Focus on What You Control
Organic and owned channels (email, pin creation, consistent posting) are under your control. When algorithm changes or ad spend fluctuates, these are your foundation. Take charge of lead tasks—in your calendar—and watch the compounding effect.
Your Monthly Channel Check-In
Create a monthly review ritual:
Fill in your table – track lead and lag for each source.
Identify 1 channel to prioritize – the one with the biggest gap.
Craft a mini action plan – e.g. “Schedule 3 new pins/week,” “Pitch 5 guest posts.”
Execute & track next month.
Over time, all streams get stronger. You’ll move from hoping for traffic to building consistent systems.
Final Mindset Shift
You are a traffic strategist. Each channel is a lever. As lead indicators grow, lag indicators shoot up—and so does your confidence. That makes you feel like the CEO, not just the cook in the kitchen.
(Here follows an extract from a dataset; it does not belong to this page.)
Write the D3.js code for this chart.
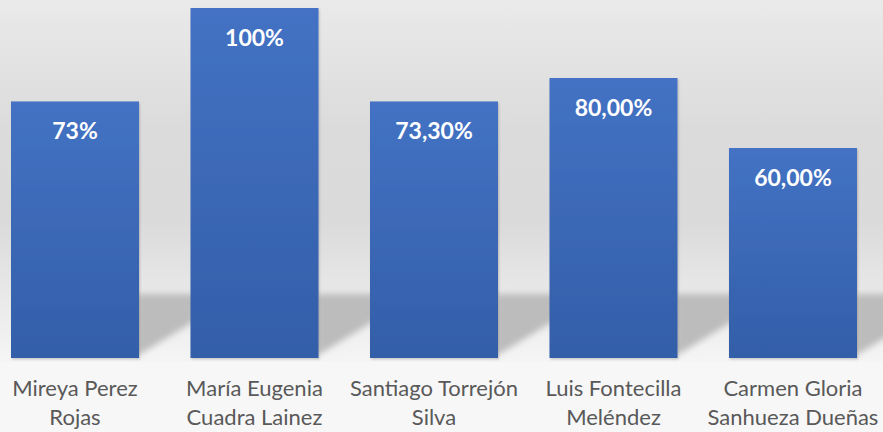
<!DOCTYPE html>
<html>
<head>
<meta charset="utf-8">
<script src="https://cdn.jsdelivr.net/npm/d3@7"></script>
<style>
  html, body { margin: 0; padding: 0; background: #f7f7f7; }
  svg { display: block; }
</style>
</head>
<body>
<svg id="chart" width="883" height="432"></svg>
<script>
const categories = [
  ["Mireya Perez", "Rojas"],
  ["María Eugenia", "Cuadra Lainez"],
  ["Santiago Torrejón", "Silva"],
  ["Luis Fontecilla", "Meléndez"],
  ["Carmen Gloria", "Sanhueza Dueñas"]
];
const values = [0.733, 1.0, 0.733, 0.80, 0.60];
const valueLabels = ["73%", "100%", "73,30%", "80,00%", "60,00%"];

const W = 883, H = 432;
const baseY = 358, topY = 8, floorY = 291;
const svg = d3.select("#chart");
const defs = svg.append("defs");

const wall = defs.append("linearGradient").attr("id", "wall")
  .attr("gradientUnits", "userSpaceOnUse")
  .attr("x1", 0).attr("y1", 0).attr("x2", 0).attr("y2", 362);
[[0, "#eaeaea"], [130 / 362, "#dbdbdb"], [220 / 362, "#dadada"], [291 / 362, "#e8e8e8"], [1, "#f5f5f5"]]
  .forEach(([o, c]) => wall.append("stop").attr("offset", o).attr("stop-color", c));

const barG = defs.append("linearGradient").attr("id", "barGrad")
  .attr("x1", 0).attr("y1", 0).attr("x2", 0).attr("y2", 1);
[[0, "#4472c4"], [1, "#335ea8"]]
  .forEach(([o, c]) => barG.append("stop").attr("offset", o).attr("stop-color", c));

defs.append("filter").attr("id", "blur").attr("x", "-20%").attr("y", "-20%")
  .attr("width", "140%").attr("height", "140%")
  .append("feGaussianBlur").attr("stdDeviation", 3);

const ds = defs.append("filter").attr("id", "drop").attr("x", "-10%").attr("y", "-10%")
  .attr("width", "130%").attr("height", "130%");
ds.append("feDropShadow").attr("dx", 1).attr("dy", 1.5).attr("stdDeviation", 1.2)
  .attr("flood-color", "#000").attr("flood-opacity", 0.18);

// background
svg.append("rect").attr("x", 0).attr("y", 0).attr("width", W).attr("height", 362)
  .attr("fill", "url(#wall)");
svg.append("rect").attr("x", 0).attr("y", 362).attr("width", W).attr("height", H - 362)
  .attr("fill", "#f7f7f7");

const x = d3.scaleBand().domain(d3.range(categories.length))
  .range([-14.75, 882.75]).paddingInner(0.2869).paddingOuter(0.1435);
const y = d3.scaleLinear().domain([0, 1]).range([baseY, topY]);

// floor shadows
const shadowG = svg.append("g").attr("filter", "url(#blur)");
shadowG.selectAll("path").data(values).join("path")
  .attr("d", (d, i) => {
    const r = x(i) + x.bandwidth();
    return `M${r - 2},${floorY + 3} L${r + 100},${floorY + 3} L${r - 2},${baseY - 2} Z`;
  })
  .attr("fill", "#bcbcbc");

// bars
svg.append("g").selectAll("rect").data(values).join("rect")
  .attr("x", (d, i) => x(i))
  .attr("y", d => y(d))
  .attr("width", x.bandwidth())
  .attr("height", d => y(0) - y(d))
  .attr("fill", "url(#barGrad)")
  .attr("filter", "url(#drop)");

// value labels
svg.append("g").selectAll("text").data(values).join("text")
  .attr("x", (d, i) => x(i) + x.bandwidth() / 2)
  .attr("y", d => y(d) + 38)
  .attr("text-anchor", "middle")
  .attr("fill", "#ffffff")
  .attr("font-family", "Lato, 'Open Sans', sans-serif")
  .attr("font-weight", "bold")
  .attr("font-size", 23)
  .text((d, i) => valueLabels[i]);

// category labels
const cat = svg.append("g").selectAll("text").data(categories).join("text")
  .attr("x", (d, i) => x(i) + x.bandwidth() / 2)
  .attr("y", 396)
  .attr("text-anchor", "middle")
  .attr("fill", "#595959")
  .attr("font-family", "Lato, 'Open Sans', sans-serif")
  .attr("font-size", 22);
cat.each(function(d) {
  const t = d3.select(this);
  d.forEach((line, j) => {
    t.append("tspan").attr("x", t.attr("x")).attr("dy", j === 0 ? 0 : 29).text(line);
  });
});
</script>
</body>
</html>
Ready for personalized clarity? Book a free discovery call and start your recipe for success.
Mini FAQ
Q: What’s a good lead indicator for SEO?
Track the number of pages optimized or keywords updated each month.
Q: Can I combine lead/lag metrics into one dashboard?
Absolutely. Use a simple spreadsheet with monthly columns per traffic source.
Q: How long before lag indicators reflect effort?
Organic channels typically show results in 6–12 weeks. Paid channels can move faster—often 1–2 weeks.